ITALY - The incorporation of Capitalia into UniCredito was probably the last chance for a major inter-Italian consolidation in the banking sector but mergers are likely to continue cross-border, analyst group Moody's has stated.

In a research update on Italy's second-largest banking group, Moody's noted further cross-border consolidation was an issue "unlikely to disappear" and "it may be difficult for UniCredito not to become involved at some point".

"Banking sector consolidation is likely to remain an important issue for the UniCredito group, both domestically, and, perhaps more significantly, cross-border," the analysts noted.

"At the top end, the chances for consolidation are pretty much used up with Intesa SanPaolo and UniCredito holding around 20% and 15% market share respectively," while the next largest banks only have around 5% market share, Henry MacNevin, general manager at Moody's in Italy explained to IPE.

He added there was a "very long tale of around 800 much smaller, regional banks" where the scale for consolidation lies both in larger banks acquiring smaller ones and smaller ones merging with other small banks.

However, those are unlikely to be potential targets or foreign banking groups, as they would not strengthen their positions throughout Italy. The last banks to successfully buy into the larger Italian market were BNP Paribas, acquiring Banca Nazionale del Lavoro (BNL), ABN Amro, buying Antonveneta, and Credit Agricole Asset Management (CAAM) purchasing several subsidiaries of Intesa.
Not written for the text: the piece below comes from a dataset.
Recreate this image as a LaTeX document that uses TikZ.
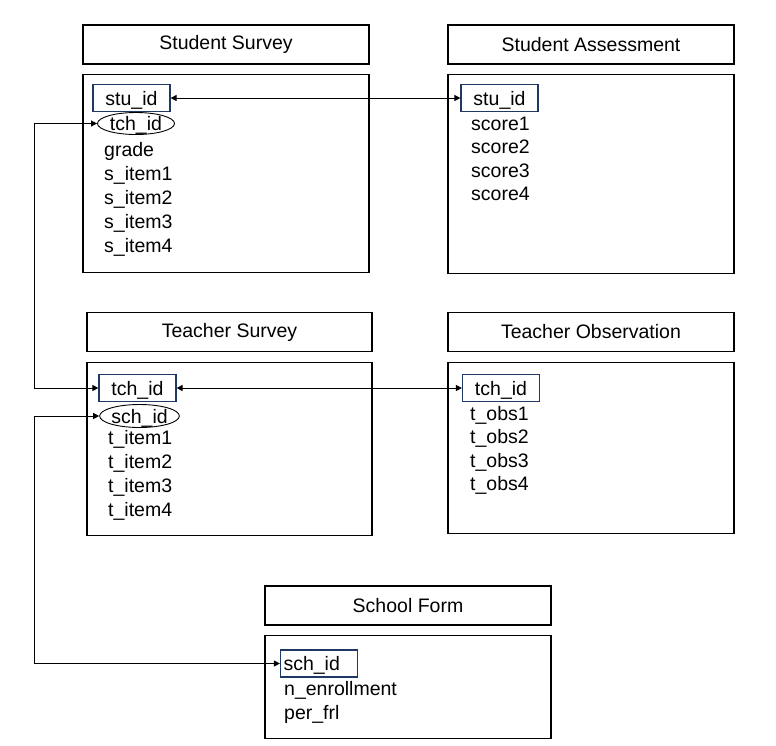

While UniCredito and Intesa SanPaolo are both busy integrating their newly-acquired businesses, MacNevin is convinced one or both will in the future be again involved in cross-border merger talks. [see earlier IPE article: Pioneer soaks up Capitalia]

Before the takeover of Capitalia, UniCredito was in merger talks with French banking group Société Générale.

"That did not work out but the possibility of something like that coming up again in the future exists not for Italy but for any European country," said MacNevin.

"I think the events around ABN Amro has perhaps changed the outlook for European banking sector a bit. Gradually, you can see more cross border deals being done even at top level," he added.